## [WRITTEN EXERCISE]
Begin with the first line below and retype each line exactly through the line containing "const countTicks = [0, 25, 50, 75, 100];". Any pictures are to be left out.

## [GIVEN INFORMATION]

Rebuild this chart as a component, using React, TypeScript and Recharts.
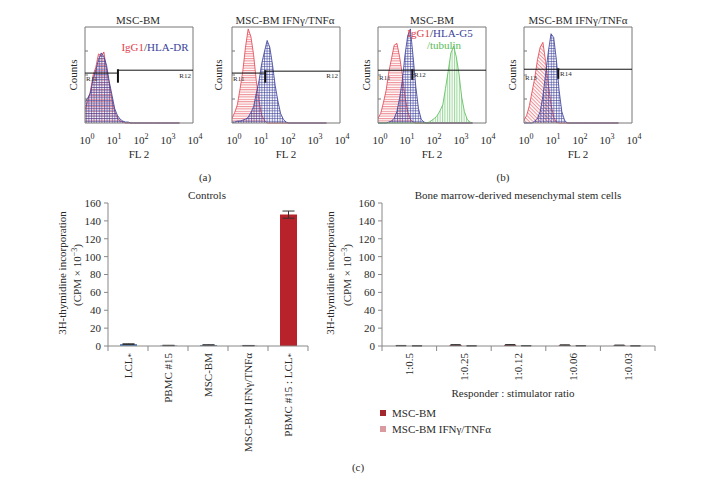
import React from 'react';
import {
  AreaChart, Area, XAxis, YAxis, ReferenceArea, ReferenceLine,
  BarChart, Bar, ErrorBar, Cell, Legend,
} from 'recharts';

const FONT = '"Liberation Serif", "DejaVu Serif", serif';
const TXT = '#2a2a2a';

// ---------- Flow cytometry histograms (a), (b) ----------
const flGrid = [1, 1.26, 1.58, 2, 2.51, 3.16, 3.98, 5.01, 6.31, 7.94, 10, 12.6, 15.8, 20, 25.1, 31.6, 39.8, 50.1, 63.1, 79.4, 100, 126, 158, 200, 251, 316, 398, 501, 631, 794, 1000, 1259, 1585, 1995, 2512, 3162];
const flTicks = [1, 10, 100, 1000, 10000];
const countTicks = [0, 25, 50, 75, 100];

const p1IgG1 = [14, 23, 33, 50, 58, 72, 70, 74, 55, 41, 24, 12, 5, 2, 1, 0, 0, 0, 0, 0, 0, 0, 0, 0, 0, 0, 0, 0, 0, 0, 0, 0, 0, 0, 0, 0];
const p1HLADR = [22, 26, 31, 46, 55, 66, 73, 69, 60, 43, 29, 15, 8, 4, 2, 1, 1, 0, 0, 0, 0, 0, 0, 0, 0, 0, 0, 0, 0, 0, 0, 0, 0, 0, 0, 0];
const p2IgG1 = [5, 11, 19, 36, 54, 79, 98, 90, 71, 44, 23, 8, 3, 0, 0, 0, 0, 0, 0, 0, 0, 0, 0, 0, 0, 0, 0, 0, 0, 0, 0, 0, 0, 0, 0, 0];
const p2HLADR = [1, 1, 2, 2, 3, 4, 6, 11, 17, 31, 44, 62, 74, 86, 79, 61, 39, 23, 10, 4, 1, 0, 0, 0, 0, 0, 0, 0, 0, 0, 0, 0, 0, 0, 0, 0];
const p3IgG1 = [5, 10, 21, 34, 53, 67, 81, 83, 69, 51, 27, 12, 4, 1, 0, 0, 0, 0, 0, 0, 0, 0, 0, 0, 0, 0, 0, 0, 0, 0, 0, 0, 0, 0, 0, 0];
const p3HLAG5 = [0, 0, 0, 0, 1, 2, 5, 12, 26, 44, 71, 91, 98, 69, 38, 15, 4, 1, 0, 0, 0, 0, 0, 0, 0, 0, 0, 0, 0, 0, 0, 0, 0, 0, 0, 0];
const p3Tubulin = [0, 0, 0, 0, 0, 0, 0, 0, 0, 0, 0, 0, 0, 0, 0, 0, 0, 0, 0, 1, 3, 5, 8, 13, 19, 36, 54, 73, 80, 69, 51, 27, 12, 4, 1, 0];
const p4IgG1 = [3, 8, 18, 33, 47, 66, 79, 84, 64, 41, 19, 6, 1, 0, 0, 0, 0, 0, 0, 0, 0, 0, 0, 0, 0, 0, 0, 0, 0, 0, 0, 0, 0, 0, 0, 0];
const p4HLAG5 = [0, 0, 0, 0, 2, 5, 12, 28, 51, 74, 93, 89, 66, 34, 12, 3, 0, 0, 0, 0, 0, 0, 0, 0, 0, 0, 0, 0, 0, 0, 0, 0, 0, 0, 0, 0];

// gate markers: [low region level, high region level, split FL value]
const gateLow = [52, 52, 55, 56];
const gateHigh = [55, 54, 55, 56];
const gateSplit = [16.6, 17, 18.6, 18.6];

const RED = '#e0404c';
const BLUE = '#3a3f98';
const GREEN = '#55bb55';

type Ser = { key: string; values: number[]; color: string; pattern: 'h' | 'grid' | 'v' | 'diag' };

const panels: { left: number; series: Ser[] }[] = [
  { left: 85, series: [
    { key: 'igg1', values: p1IgG1, color: RED, pattern: 'h' },
    { key: 'hla', values: p1HLADR, color: BLUE, pattern: 'grid' },
  ] },
  { left: 232, series: [
    { key: 'igg1', values: p2IgG1, color: RED, pattern: 'h' },
    { key: 'hla', values: p2HLADR, color: BLUE, pattern: 'grid' },
  ] },
  { left: 378, series: [
    { key: 'igg1', values: p3IgG1, color: RED, pattern: 'h' },
    { key: 'hla', values: p3HLAG5, color: BLUE, pattern: 'grid' },
    { key: 'tub', values: p3Tubulin, color: GREEN, pattern: 'v' },
  ] },
  { left: 524, series: [
    { key: 'igg1', values: p4IgG1, color: RED, pattern: 'diag' },
    { key: 'hla', values: p4HLAG5, color: BLUE, pattern: 'grid' },
  ] },
];

// ---------- Proliferation bar charts (c) ----------
const controlCats = ['LCL*', 'PBMC #15', 'MSC-BM', 'MSC-BM IFNγ/TNFα', 'PBMC #15 : LCL*'];
const controlValues = [2.1, 0.6, 1.1, 0.4, 147];
const controlErrors = [0.4, 0.2, 0.3, 0.2, 4];
const controlColors = ['#4a7bb7', '#7f9cc4', '#5a83b9', '#8aa2c6', '#b8222b'];

const ratioCats = ['1:0.5', '1:0.25', '1:0.12', '1:0.06', '1:0.03'];
const mscValues = [0.4, 1.2, 1.3, 1.0, 0.8];
const mscErrors = [0.2, 0.3, 0.3, 0.3, 0.2];
const ifnValues = [0.2, 0.2, 0.3, 0.3, 0.2];
const ifnErrors = [0.2, 0.2, 0.2, 0.2, 0.2];
const ratioSeries = ['MSC-BM', 'MSC-BM IFNγ/TNFα'];
const ratioColors = ['#a3282e', '#d99aa0'];
const yTicks = [0, 20, 40, 60, 80, 100, 120, 140, 160];

const controlRows = controlCats.map((name, i) => ({ name, value: controlValues[i], err: controlErrors[i] }));
const ratioRows = ratioCats.map((name, i) => ({
  name, msc: mscValues[i], mscErr: mscErrors[i], ifn: ifnValues[i], ifnErr: ifnErrors[i],
}));

// ---------- helpers ----------
function Txt({ x, y, children, size = 11, rot = 0, color = TXT, anchor = 'middle' }: any) {
  const tx = anchor === 'middle' ? '-50%' : anchor === 'end' ? '-100%' : '0';
  return (
    <div style={{
      position: 'absolute', left: x, top: y, transform: `translate(${tx},-50%) rotate(${rot}deg)`,
      whiteSpace: 'nowrap', fontSize: size, fontFamily: FONT, color, lineHeight: 1,
    }}>{children}</div>
  );
}

const LogTick = (props: any) => {
  const { x, y, payload } = props;
  const exp = Math.round(Math.log10(payload.value));
  return (
    <text x={x + 2} y={y + 13} textAnchor="middle" fontSize={11} fill={TXT} fontFamily={FONT}>
      10<tspan dy={-5} fontSize={8}>{exp}</tspan>
    </text>
  );
};

const CountTick = (props: any) => {
  const { y, payload } = props;
  if (payload.value === 0 || payload.value === 100) return <g />;
  return <line x1={20} y1={y} x2={23} y2={y} stroke="#777" strokeWidth={1} />;
};

function Patterns({ id }: { id: number }) {
  return (
    <defs>
      <pattern id={`h${id}`} width={4} height={2.4} patternUnits="userSpaceOnUse">
        <line x1={0} y1={0.6} x2={4} y2={0.6} stroke={RED} strokeWidth={0.7} />
      </pattern>
      <pattern id={`grid${id}`} width={2.6} height={2.6} patternUnits="userSpaceOnUse">
        <path d="M0 0.5H2.6M0.5 0V2.6" stroke={BLUE} strokeWidth={0.6} fill="none" />
      </pattern>
      <pattern id={`v${id}`} width={2.4} height={4} patternUnits="userSpaceOnUse">
        <line x1={0.6} y1={0} x2={0.6} y2={4} stroke={GREEN} strokeWidth={0.7} />
      </pattern>
      <pattern id={`diag${id}`} width={2.6} height={2.6} patternUnits="userSpaceOnUse" patternTransform="rotate(45)">
        <line x1={0} y1={0.6} x2={2.6} y2={0.6} stroke={RED} strokeWidth={0.6} />
      </pattern>
    </defs>
  );
}

function Histo({ idx }: { idx: number }) {
  const p = panels[idx];
  const rows = flGrid.map((x, i) => {
    const r: any = { x };
    p.series.forEach((s) => { r[s.key] = s.values[i]; });
    return r;
  });
  const split = gateSplit[idx];
  return (
    <div style={{ position: 'absolute', left: p.left - 20, top: 22 }}>
      <AreaChart width={140} height={125} data={rows} margin={{ top: 5, right: 12, left: 0, bottom: 0 }}>
        <Patterns id={idx} />
        <XAxis dataKey="x" type="number" scale="log" domain={[1, 10000]} ticks={flTicks} interval={0}
          allowDataOverflow tick={LogTick} tickLine={false} axisLine={false} height={24} />
        <YAxis type="number" domain={[0, 100]} ticks={countTicks} interval={0} tick={CountTick} width={20}
          axisLine={false} tickLine={false} />
        {p.series.map((s) => (
          <Area key={s.key} dataKey={s.key} type="linear" stroke={s.color} strokeWidth={0.8}
            fill={`url(#${s.pattern}${idx})`} fillOpacity={1} dot={false} activeDot={false}
            isAnimationActive={false} />
        ))}
        <ReferenceArea x1={1} x2={10000} y1={0} y2={100} fill="none" stroke="#777" strokeWidth={1} ifOverflow="visible" />
        <ReferenceLine segment={[{ x: 1, y: gateLow[idx] }, { x: split, y: gateLow[idx] }]} stroke="#111" strokeWidth={1} ifOverflow="visible" />
        <ReferenceLine segment={[{ x: split, y: gateHigh[idx] }, { x: 10000, y: gateHigh[idx] }]} stroke="#111" strokeWidth={1} ifOverflow="visible" />
        <ReferenceLine segment={[{ x: split, y: gateLow[idx] - 10 }, { x: split, y: gateHigh[idx] + 1 }]} stroke="#111" strokeWidth={2} ifOverflow="visible" />
      </AreaChart>
    </div>
  );
}

function makeCatTick(band: number, count: number) {
  return (props: any) => {
    const { x, y, payload, index } = props;
    const label: string = payload.value;
    const star = label.endsWith('*');
    const base = star ? label.slice(0, -1) : label;
    return (
      <g>
        <line x1={x - band / 2} y1={y} x2={x - band / 2} y2={y + 5} stroke="#888" />
        {index === count - 1 && <line x1={x + band / 2} y1={y} x2={x + band / 2} y2={y + 5} stroke="#888" />}
        <g transform={`translate(${x},${y + 7})`}>
          <text transform="rotate(-90)" textAnchor="end" dy="0.35em" fontSize={11} fill={TXT} fontFamily={FONT}>
            {base}{star && <tspan fontSize={9} dy={2}>*</tspan>}
          </text>
        </g>
      </g>
    );
  };
}

const yTickStyle = { fontSize: 11, fill: TXT, fontFamily: FONT };

const renderLegend = () => (
  <div style={{ fontFamily: FONT, fontSize: 11, color: TXT }}>
    {ratioSeries.map((s, i) => (
      <div key={s} style={{ display: 'flex', alignItems: 'center', height: 16 }}>
        <span style={{ display: 'inline-block', width: 6, height: 6, background: ratioColors[i], marginRight: 6 }} />
        {s}
      </div>
    ))}
  </div>
);

export default function App() {
  return (
    <div style={{ position: 'absolute', left: 0, top: 0, width: 724, height: 483, background: '#fff', overflow: 'hidden' }}>
      {/* histograms */}
      {panels.map((_, i) => <Histo key={i} idx={i} />)}
      <Txt x={138} y={20}>MSC-BM</Txt>
      <Txt x={285} y={20}>MSC-BM IFNγ/TNFα</Txt>
      <Txt x={432} y={20}>MSC-BM</Txt>
      <Txt x={578} y={20}>MSC-BM IFNγ/TNFα</Txt>
      {[73, 218, 366, 512].map((x) => <Txt key={x} x={x} y={75} rot={-90}>Counts</Txt>)}
      {[139, 286, 432, 578].map((x) => <Txt key={x} x={x} y={154}>FL 2</Txt>)}
      <Txt x={155} y={47}><span style={{ color: RED }}>IgG1</span>/<span style={{ color: BLUE }}>HLA-DR</span></Txt>
      <Txt x={440} y={33}><span style={{ color: RED }}>IgG1</span>/<span style={{ color: BLUE }}>HLA-G5</span></Txt>
      <Txt x={444} y={45} color={GREEN}>/tubulin</Txt>
      <Txt x={86} y={79} size={7} anchor="start">R11</Txt>
      <Txt x={191} y={76} size={7} anchor="end">R12</Txt>
      <Txt x={233} y={79} size={7} anchor="start">R11</Txt>
      <Txt x={338} y={76} size={7} anchor="end">R12</Txt>
      <Txt x={379} y={78} size={7} anchor="start">R11</Txt>
      <Txt x={414} y={75} size={7} anchor="start">R12</Txt>
      <Txt x={525} y={78} size={7} anchor="start">R13</Txt>
      <Txt x={560} y={74} size={7} anchor="start">R14</Txt>
      <Txt x={205} y={177}>(a)</Txt>
      <Txt x={503} y={177}>(b)</Txt>

      {/* controls */}
      <div style={{ position: 'absolute', left: 40, top: 185 }}>
        <BarChart width={280} height={280} data={controlRows} margin={{ top: 18, right: 12, left: 0, bottom: 0 }}>
          <XAxis dataKey="name" interval={0} tick={makeCatTick(40, controlCats.length)} tickLine={false}
            tickSize={0} tickMargin={0} height={119} stroke="#888" />
          <YAxis type="number" domain={[0, 160]} ticks={yTicks} interval={0} width={68} tickSize={4}
            tickMargin={3} stroke="#888" tick={yTickStyle} />
          <Bar dataKey="value" barSize={17} isAnimationActive={false}>
            {controlRows.map((r, i) => <Cell key={r.name} fill={controlColors[i]} />)}
            <ErrorBar dataKey="err" width={6} stroke="#333" strokeWidth={1} />
          </Bar>
        </BarChart>
      </div>
      <Txt x={207} y={195}>Controls</Txt>
      <Txt x={62} y={273} rot={-90}>3H-thymidine incorporation</Txt>
      <Txt x={77} y={275} rot={-90}>(CPM × 10<sup style={{ fontSize: 8 }}>−3</sup>)</Txt>

      {/* bone marrow MSC */}
      <div style={{ position: 'absolute', left: 340, top: 185 }}>
        <BarChart width={330} height={280} data={ratioRows} margin={{ top: 18, right: 15, left: 0, bottom: 0 }}
          barGap={4}>
          <XAxis dataKey="name" interval={0} tick={makeCatTick(54.6, ratioCats.length)} tickLine={false}
            tickSize={0} tickMargin={0} height={119} stroke="#888" />
          <YAxis type="number" domain={[0, 160]} ticks={yTicks} interval={0} width={42} tickSize={4}
            tickMargin={3} stroke="#888" tick={yTickStyle} />
          <Bar dataKey="msc" name={ratioSeries[0]} fill={ratioColors[0]} barSize={12} isAnimationActive={false}>
            <ErrorBar dataKey="mscErr" width={5} stroke="#333" strokeWidth={1} />
          </Bar>
          <Bar dataKey="ifn" name={ratioSeries[1]} fill={ratioColors[1]} barSize={12} isAnimationActive={false}>
            <ErrorBar dataKey="ifnErr" width={5} stroke="#333" strokeWidth={1} />
          </Bar>
          <Legend layout="vertical" align="center" verticalAlign="middle" content={renderLegend}
            wrapperStyle={{ left: 40, top: 220, width: 200, height: 36 }} />
        </BarChart>
      </div>
      <Txt x={518} y={195}>Bone marrow-derived mesenchymal stem cells</Txt>
      <Txt x={330} y={273} rot={-90}>3H-thymidine incorporation</Txt>
      <Txt x={347} y={275} rot={-90}>(CPM × 10<sup style={{ fontSize: 8 }}>−3</sup>)</Txt>
      <Txt x={513} y={393}>Responder : stimulator ratio</Txt>
      <Txt x={358} y={467}>(c)</Txt>
    </div>
  );
}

## [EXERCISE RESPONSE]
Rebuild this chart as a component, using React, TypeScript and Recharts.
import React from 'react';
import {
  AreaChart, Area, XAxis, YAxis, ReferenceArea, ReferenceLine,
  BarChart, Bar, ErrorBar, Cell, Legend,
} from 'recharts';

const FONT = '"Liberation Serif", "DejaVu Serif", serif';
const TXT = '#2a2a2a';

// ---------- Flow cytometry histograms (a), (b) ----------
const flGrid = [1, 1.26, 1.58, 2, 2.51, 3.16, 3.98, 5.01, 6.31, 7.94, 10, 12.6, 15.8, 20, 25.1, 31.6, 39.8, 50.1, 63.1, 79.4, 100, 126, 158, 200, 251, 316, 398, 501, 631, 794, 1000, 1259, 1585, 1995, 2512, 3162];
const flTicks = [1, 10, 100, 1000, 10000];
const countTicks = [0, 25, 50, 75, 100];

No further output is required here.